The timestamp of the measurement in UNIX timestamp format. If KPN Things receives a measurement without base time, the time of receiving the measurement is taken as base time. SenML being sent by KPN Things will always contain a base time.

Name - n - required in record

Name of the individual measurement.

The (..) name MUST consist only of characters out of the set "A" to "Z", "a" to "z", and "0" to "9", as well as "-", ":", ".", "/", and "_"; furthermore, it MUST start with a character out of the set "A" to "Z", "a" to "z", or "0" to "9". - The SenML spec, RFC8428 section 4.5.1

Unit - u - optional in record

Unit of the measurement. Write your u-values in camel case, so start with a lower case character.

Time - t - optional in record

The timestamp of an individual record relative to the base time in seconds.

Number value - v - required in number record

Value of the number measurement.

Boolean value - vb - required in boolean record

Boolean value for a boolean measurement. Should be true or false.

String value - vs - required in string record

String value for a string measurement.

Data value - vd - required in data record

Data value for a data measurement. Should be a base64 encoded string.

And more...

There are more attributes in the SenML specification, but these values are not used by KPN Things. You can read about them in the Sensor Measurements Lists specification:

Client libraries

For easier integration with KPN Things we have created client libraries in C and Python for you to use in your devices.

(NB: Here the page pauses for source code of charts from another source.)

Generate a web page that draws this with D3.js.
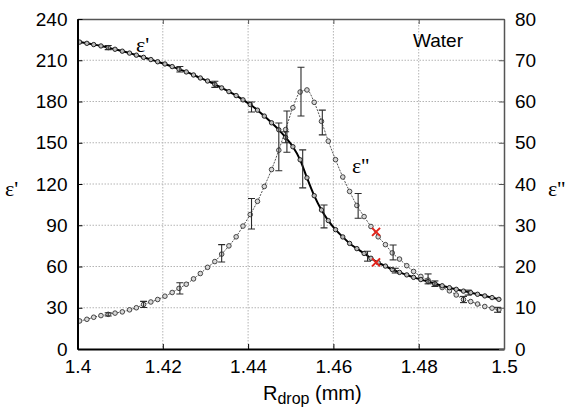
<!DOCTYPE html>
<html>
<head>
<meta charset="utf-8">
<script src="https://cdn.jsdelivr.net/npm/d3@7"></script>
<style>
  body { margin: 0; background: #fff; }
  svg { display: block; font-family: "Liberation Sans", Arial, sans-serif; }
</style>
</head>
<body>
<div id="chart"></div>
<script>
// R_drop (mm) at each sample
const rDrop = [
  1.4005, 1.4022, 1.4038, 1.4055, 1.4072, 1.4088, 1.4105, 1.4122, 1.4138, 1.4155,
  1.4172, 1.4188, 1.4205, 1.4222, 1.4238, 1.4255, 1.4272, 1.4288, 1.4305, 1.4322,
  1.4338, 1.4355, 1.4372, 1.4388, 1.4405, 1.4422, 1.4438, 1.4455, 1.4472, 1.4488,
  1.4505, 1.4522, 1.4538, 1.4555, 1.4572, 1.4588, 1.4605, 1.4622, 1.4638, 1.4655,
  1.4672, 1.4688, 1.4705, 1.4722, 1.4738, 1.4755, 1.4772, 1.4788, 1.4805, 1.4822,
  1.4838, 1.4855, 1.4872, 1.4888, 1.4905, 1.4922, 1.4938, 1.4955, 1.4972, 1.4988
];

// eps' (left axis)
const epsReal = [
  223.2, 222.3, 221.4, 220.4, 219.2, 218.0, 216.6, 215.2, 213.7, 212.1,
  210.5, 208.9, 207.3, 205.4, 203.5, 201.5, 199.3, 197.1, 194.9, 192.5,
  189.9, 187.2, 184.3, 181.2, 177.8, 173.7, 169.4, 164.5, 159.4, 153.9,
  147.1, 137.6, 124.5, 111.5, 101.1, 93.4, 86.8, 81.5, 76.8, 73.0,
  69.5, 66.0, 62.8, 60.3, 57.8, 55.7, 53.9, 52.1, 50.5, 49.0,
  47.5, 46.0, 44.6, 43.4, 42.1, 41.0, 39.8, 38.6, 37.4, 36.1
];

// eps'' (right axis)
const epsImag = [
  6.8, 7.2, 7.7, 8.1, 8.4, 8.7, 9.0, 9.5, 10.0, 10.8,
  11.4, 12.0, 12.8, 13.7, 14.7, 15.7, 17.0, 18.3, 19.8, 21.2,
  23.0, 25.0, 27.2, 29.8, 32.6, 35.8, 39.4, 43.5, 48.2, 53.2,
  58.5, 62.3, 62.8, 59.8, 55.2, 50.4, 45.9, 41.7, 38.2, 34.8,
  32.1, 29.7, 27.2, 25.3, 23.3, 21.8, 20.2, 18.8, 17.6, 16.7,
  15.7, 14.9, 14.1, 13.1, 12.0, 11.5, 10.9, 10.3, 9.9, 9.5
];

// error bars: [x, centre, half-width]
const realErrors = [
  [1.4072, 219.2, 1.5], [1.4240, 203.5, 2.0], [1.4322, 192.5, 2.2],
  [1.4408, 176.0, 3.6], [1.4488, 154.0, 4.0], [1.4528, 131.0, 13.8],
  [1.4578, 96.4, 8.3], [1.4680, 67.5, 3.6], [1.4745, 57.0, 1.7],
  [1.4838, 47.5, 2.0], [1.4916, 41.0, 1.8]
];
const imagErrors = [
  [1.4072, 8.4, 0.4], [1.4155, 10.8, 0.75], [1.4240, 14.7, 1.35],
  [1.4338, 23.2, 2.1], [1.4408, 32.8, 3.7], [1.4472, 49.0, 5.8],
  [1.4491, 52.7, 5.0], [1.4524, 62.4, 5.9], [1.4574, 54.9, 3.0],
  [1.4658, 34.7, 3.0], [1.4740, 23.4, 1.8], [1.4822, 17.0, 1.2],
  [1.4905, 12.0, 0.75], [1.4985, 9.5, 0.6]
];

// red crosses at R = 1.47
const realMark = [[1.47, 63.0]];
const imagMark = [[1.47, 28.4]];

const xTicks = [1.4, 1.42, 1.44, 1.46, 1.48, 1.5];
const leftTicks = [0, 30, 60, 90, 120, 150, 180, 210, 240];
const rightTicks = [0, 10, 20, 30, 40, 50, 60, 70, 80];

const width = 571;
const height = 410;
const margin = { top: 19, right: 67, bottom: 61, left: 77.5 };
const innerWidth = width - margin.left - margin.right;
const innerHeight = height - margin.top - margin.bottom;

const svg = d3.select('#chart').append('svg')
  .attr('width', width)
  .attr('height', height);

const chart = svg.append('g')
  .attr('transform', `translate(${margin.left},${margin.top})`);

const xScale = d3.scaleLinear().domain([1.4, 1.5]).range([0, innerWidth]);
const yLeft = d3.scaleLinear().domain([0, 240]).range([innerHeight, 0]);
const yRight = d3.scaleLinear().domain([0, 80]).range([innerHeight, 0]);

// grid
const grid = chart.append('g')
  .attr('stroke', '#b4b4b4')
  .attr('stroke-width', 1)
  .attr('stroke-dasharray', '1.5 1.5');
grid.selectAll('.gx')
  .data(xTicks.slice(1, -1))
  .join('line')
  .attr('x1', (d) => xScale(d)).attr('x2', (d) => xScale(d))
  .attr('y1', 0).attr('y2', innerHeight);
grid.selectAll('.gy')
  .data(leftTicks.slice(1, -1))
  .join('line')
  .attr('x1', 0).attr('x2', innerWidth)
  .attr('y1', (d) => yLeft(d)).attr('y2', (d) => yLeft(d));

const clip = svg.append('defs').append('clipPath').attr('id', 'plotClip');
clip.append('rect').attr('x', 0).attr('y', 0).attr('width', innerWidth).attr('height', innerHeight);

const plot = chart.append('g').attr('clip-path', 'url(#plotClip)');

const imagSeries = rDrop.map((x, i) => ({ x, y: epsImag[i] }));
const realSeries = rDrop.map((x, i) => ({ x, y: epsReal[i] }));

// eps'' curve
plot.append('path')
  .datum(imagSeries)
  .attr('fill', 'none')
  .attr('stroke', '#555')
  .attr('stroke-width', 1)
  .attr('stroke-dasharray', '2 1.2')
  .attr('d', d3.line().curve(d3.curveMonotoneX).x((d) => xScale(d.x)).y((d) => yRight(d.y)));

plot.append('g').selectAll('circle')
  .data(imagSeries)
  .join('circle')
  .attr('cx', (d) => xScale(d.x))
  .attr('cy', (d) => yRight(d.y))
  .attr('r', 2.3)
  .attr('fill', '#d8d8d8')
  .attr('stroke', '#333')
  .attr('stroke-width', 0.9);

// eps' curve
plot.append('path')
  .datum(realSeries)
  .attr('fill', 'none')
  .attr('stroke', '#000')
  .attr('stroke-width', 2)
  .attr('d', d3.line().curve(d3.curveMonotoneX).x((d) => xScale(d.x)).y((d) => yLeft(d.y)));

plot.append('g').selectAll('circle')
  .data(realSeries)
  .join('circle')
  .attr('cx', (d) => xScale(d.x))
  .attr('cy', (d) => yLeft(d.y))
  .attr('r', 2.2)
  .attr('fill', '#bbb')
  .attr('stroke', '#111')
  .attr('stroke-width', 0.9);

// error bars
const drawErrors = (rows, yScale) => {
  const g = plot.append('g').attr('stroke', '#2a2a2a').attr('stroke-width', 1.1);
  rows.forEach(([x, c, e]) => {
    const px = xScale(x);
    const y0 = yScale(c - e);
    const y1 = yScale(c + e);
    g.append('line').attr('x1', px).attr('x2', px).attr('y1', y0).attr('y2', y1);
    g.append('line').attr('x1', px - 3.5).attr('x2', px + 3.5).attr('y1', y0).attr('y2', y0);
    g.append('line').attr('x1', px - 3.5).attr('x2', px + 3.5).attr('y1', y1).attr('y2', y1);
  });
};
drawErrors(realErrors, yLeft);
drawErrors(imagErrors, yRight);

// red crosses
const drawCross = (rows, yScale) => {
  rows.forEach(([x, v]) => {
    const px = xScale(x);
    const py = yScale(v);
    chart.append('path')
      .attr('d', `M${px - 4},${py - 4}L${px + 4},${py + 4}M${px - 4},${py + 4}L${px + 4},${py - 4}`)
      .attr('stroke', '#e3241b')
      .attr('stroke-width', 2)
      .attr('fill', 'none');
  });
};
drawCross(realMark, yLeft);
drawCross(imagMark, yRight);

// axes
const styleAxis = (g, color, strokeWidth) => {
  g.attr('font-size', 19).attr('font-family', '"Liberation Sans", Arial, sans-serif');
  g.select('.domain').attr('stroke', color).attr('stroke-width', strokeWidth);
  g.selectAll('.tick line').attr('stroke', color).attr('stroke-width', 1);
  g.selectAll('.tick text').attr('fill', '#000');
};

chart.append('g')
  .attr('transform', `translate(0,${innerHeight})`)
  .call(d3.axisBottom(xScale).tickValues(xTicks).tickFormat(d3.format('')).tickSizeInner(-5).tickSizeOuter(0).tickPadding(10))
  .call((g) => styleAxis(g, '#000', 2))
  .call((g) => g.selectAll('.tick text').attr('dy', '0.74em'));

chart.append('g')
  .call(d3.axisTop(xScale).tickValues(xTicks).tickFormat('').tickSizeInner(-5).tickSizeOuter(0))
  .call((g) => styleAxis(g, '#555', 1.5));

chart.append('g')
  .call(d3.axisLeft(yLeft).tickValues(leftTicks).tickSizeInner(-5).tickSizeOuter(0).tickPadding(10))
  .call((g) => styleAxis(g, '#000', 2));

chart.append('g')
  .attr('transform', `translate(${innerWidth},0)`)
  .call(d3.axisRight(yRight).tickValues(rightTicks).tickSizeInner(-5).tickSizeOuter(0).tickPadding(11))
  .call((g) => styleAxis(g, '#555', 1.5));

// labels
const serif = '"Liberation Serif", "Times New Roman", serif';

svg.append('text')
  .attr('x', 5).attr('y', 196)
  .attr('font-family', serif).attr('font-size', 22)
  .text("ε'");

svg.append('text')
  .attr('x', 548).attr('y', 196)
  .attr('font-family', serif).attr('font-size', 22)
  .text("ε''");

svg.append('text')
  .attr('x', 136).attr('y', 51.5)
  .attr('font-family', serif).attr('font-size', 22)
  .text("ε'");

svg.append('text')
  .attr('x', 352).attr('y', 173)
  .attr('font-family', serif).attr('font-size', 22)
  .text("ε''");

svg.append('text')
  .attr('x', 413).attr('y', 46.5)
  .attr('font-size', 19)
  .text('Water');

const xTitle = svg.append('text')
  .attr('x', 263).attr('y', 400)
  .attr('font-size', 20);
xTitle.append('tspan').text('R');
xTitle.append('tspan').attr('dy', 4).attr('font-size', 16).text('drop');
xTitle.append('tspan').attr('dy', -4).text(' (mm)');
</script>
</body>
</html>
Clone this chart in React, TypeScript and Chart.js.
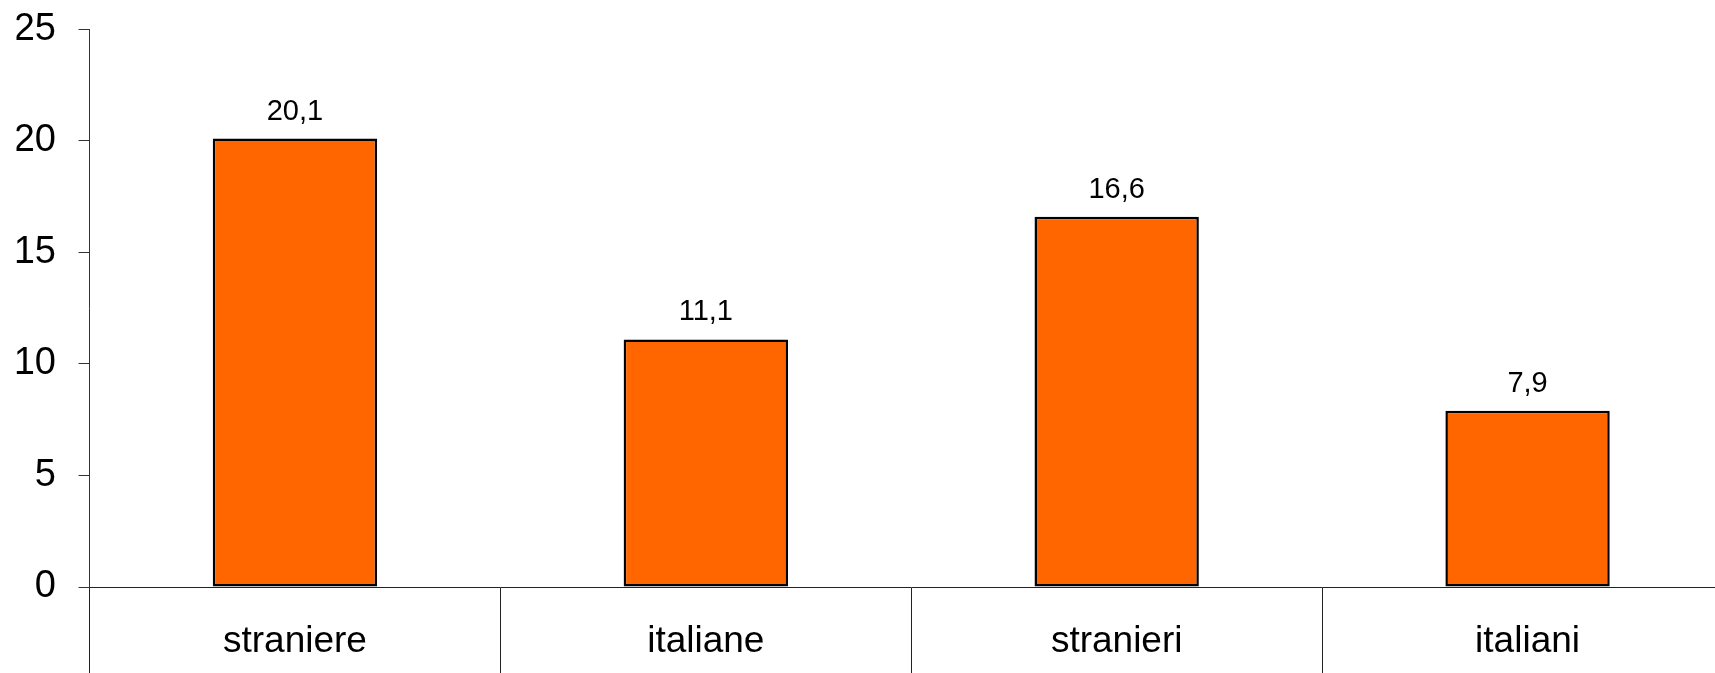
import React, { useEffect, useRef } from "react";
import { Chart, registerables } from "chart.js";

Chart.register(...registerables);

const categories = ["straniere", "italiane", "stranieri", "italiani"];
const values = [20.1, 11.1, 16.6, 7.9];
const yTicks = [0, 5, 10, 15, 20, 25];

const FONT = "Arial, 'Liberation Sans', sans-serif";

const valueLabels = {
  id: "valueLabels",
  afterDatasetsDraw(chart: any) {
    const ctx = chart.ctx;
    const meta = chart.getDatasetMeta(0);
    ctx.save();
    ctx.font = `29px ${FONT}`;
    ctx.fillStyle = "#000";
    ctx.textAlign = "center";
    ctx.textBaseline = "alphabetic";
    meta.data.forEach((bar: any, i: number) => {
      const txt = values[i].toFixed(1).replace(".", ",");
      ctx.fillText(txt, bar.x, bar.y - 19);
    });
    ctx.restore();
  },
};

export default function App() {
  const ref = useRef<HTMLCanvasElement>(null);
  useEffect(() => {
    if (!ref.current) return;
    const chart = new Chart(ref.current, {
      type: "bar",
      data: {
        labels: categories,
        datasets: [
          {
            data: values,
            backgroundColor: "#FF6600",
            borderColor: "#000",
            borderWidth: 2.5,
            borderSkipped: false,
            categoryPercentage: 1,
            barPercentage: 0.4,
          },
        ],
      },
      options: {
        responsive: false,
        animation: false,
        devicePixelRatio: 1,
        layout: { padding: { left: 16.5, top: 29.3, right: 0, bottom: 0 } },
        plugins: { legend: { display: false }, tooltip: { enabled: false } },
        scales: {
          x: {
            offset: true,
            afterFit: (s: any) => {
              s.height = 113;
              s.paddingLeft = 0;
              s.paddingRight = 0;
            },
            border: { display: true, color: "#222", width: 1 },
            grid: {
              offset: true,
              drawOnChartArea: false,
              drawTicks: true,
              tickLength: 100,
              color: "#222",
              lineWidth: 1,
            },
            ticks: {
              color: "#000",
              font: { family: FONT, size: 37 },
              padding: -67,
              maxRotation: 0,
              autoSkip: false,
            },
          },
          y: {
            min: 0,
            max: 25,
            afterFit: (s: any) => {
              s.width = 73;
              s.paddingTop = 0;
              s.paddingBottom = 0;
            },
            afterBuildTicks: (s: any) => {
              s.ticks = yTicks.map((v) => ({ value: v }));
            },
            border: { display: true, color: "#333", width: 1 },
            grid: {
              drawOnChartArea: false,
              drawTicks: true,
              tickLength: 11,
              color: "#333",
              lineWidth: 1,
            },
            ticks: {
              color: "#000",
              font: { family: FONT, size: 38 },
              padding: 22.5,
              stepSize: 5,
            },
          },
        },
      },
      plugins: [valueLabels],
    });
    return () => chart.destroy();
  }, []);
  return (
    <div
      style={{
        position: "fixed",
        left: 0,
        top: 0,
        width: 1715,
        height: 673,
        overflow: "hidden",
        background: "#fff",
      }}
    >
      <canvas ref={ref} width={1733} height={700} style={{ display: "block" }} />
    </div>
  );
}
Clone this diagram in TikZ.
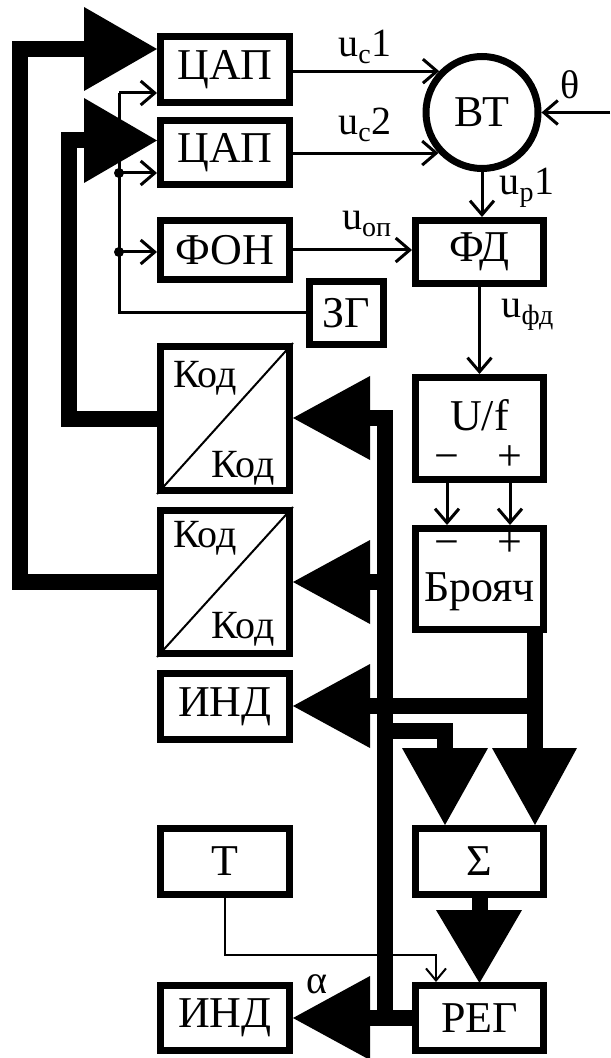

ThingsML, a SenML extension with extra compression

To make SenML more suitable for communication over LoRa, we have introduced ThingsML. ThingsML is a valid extension of SenML that introduces measurement indices. We have listed several common measurements, allowing you to only send the measurement index number instead of sending the complete name and unit of the measurement. Learn more about ThingsML.

In KPN Things we use ThingsML as a generic decoding and encoding service for the communication with Devices. SDKs from KPN Things are available to further help you implement ThingsML in your device.

We use SenML within KPN Things and when forwarding the data to a destination.